Summary Refresh Extension: A summary refresh message is used to refresh RSVP states along an LSP without having to explicitly send path and reserve refresh messages. This can substantially reduce the RSVP control bandwidth overhead. Summary refresh messages contain a list of message_ID objects. Each message_ID object identifies a path and reserve state to be refreshed. When summary refresh support is enabled, path and reserve refresh messages are suppressed. If the message identifier value indicates that the RSVP state has changed, the receiving LSR notifies the sender by transmitting a message_ID_NACK message. The summary refresh rate is enabled using the enable mpls rsvp-te summary-refresh command.
Message ID Extension: The message ID extension provides reliable delivery of RSVP messages. It also provides a simple mechanism for identifying refresh messages, which can greatly reduce refresh message processing on the receiving LSR. The message ID extension defines three new objects: message_ID, message_ID_ACK, and message_ID_NACK. The message_ID object contains a unique message identifier based on the sender's IP address. Only one message_ID object is inserted into an RSVP message. The receiving LSR can use the message_ID object to quickly refresh path and reserve states. If the message identifier value in the message_ID object is greater than the locally saved message identifier value, then the RSVP message represents a new or modified state. The receiving LSR must acknowledge an RSVP message using the message_ID_ACK object if the sender set the ACK_desired flag in the message_ID object, otherwise the message_ID acknowledgement is optional. The message_ID_ACK object may be included in any unrelated RSVP message or in an RSVP ACK message. Message ID extension is required for both bundle message and summary refresh, so this capability is automatically enabled if either of the other capabilities is enabled.

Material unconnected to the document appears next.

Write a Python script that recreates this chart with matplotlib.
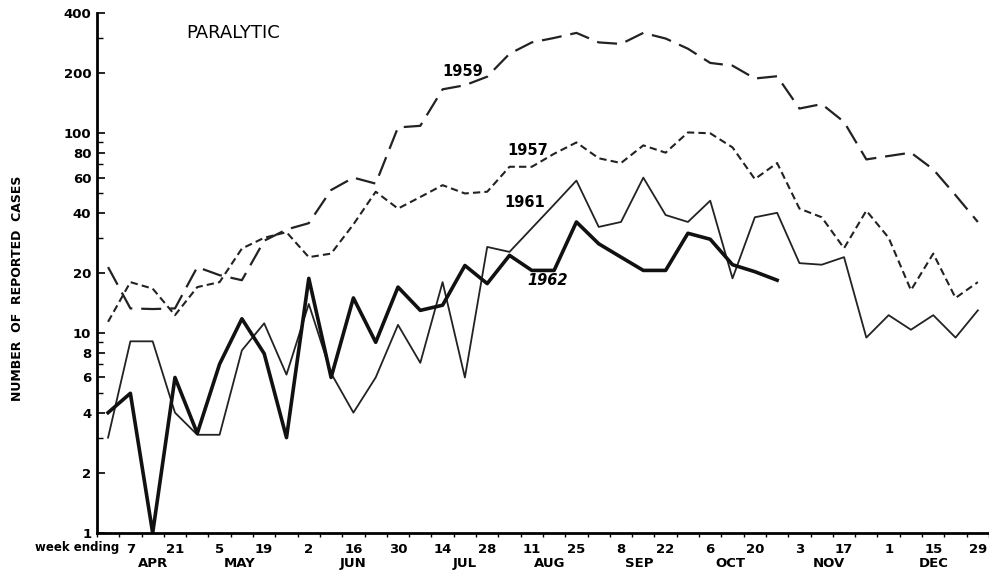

Hello Extension: The RSVP hello message provides a quick and simple mechanism for detecting the loss of a peer RSVP-TE LSR. The hello protocol is implemented using the RSVP soft-state model. RSVP hello messages may be enabled independently of each LSR peer. The hello protocol consists of two new objects: hello_request and hello_ACK. If configured, an LSR sends a hello_request every hello interval. If a hello_ACK is not received within a specified amount of time, the sending LSR assumes that its peer LSR is no longer active. Once a peer LSR is deemed inactive, all reservation states associated with LSPs established to or through the peer LSR must be freed and the LSPs torn down. The hello interval is configurable using the command configure mpls rsvp-te timers session hello-time.
Refresh Time: The refresh time specifies the interval for sending refresh path messages. RSVP refresh messages provide soft state link-level keep-alive information for previously established paths and enable the switch to detect when an LSP is no longer active. RSVP sessions are torn down if an RSVP refresh message is not received from a neighbor within [(keep-multiplier + 0.5) * 1.5 * refresh-time] seconds. The valid refresh time may be set to any value between 1 and 36000 seconds. The default setting is 30 seconds. Configuring a longer refresh time reduces both switch and network overhead.
Summary Refresh Time: The summary refresh time, specified in tenths of a second, indicates the time interval for sending summary refresh RSVP messages. The summary refresh time must be less than the configured refresh time. The default summary refresh time is zero, indicating that no summary refresh RSVP messages are sent. The summary refresh time value may be set to any value between zero to 100 (or 10 seconds). If configured, the bundled and summary refresh RSVP messages are only sent to RSVP-TE peers supporting RSVP refresh reduction.
Bundle Time: The bundle time, specified in tenths of a second, indicates the maximum amount of time a transmit buffer is held so that multiple RSVP messages can be bundled into a single PDU. The default bundle time is zero, indicating that RSVP message bundling is not enabled. The bundle time value can be set to any value between zero and 30 (or 3 seconds).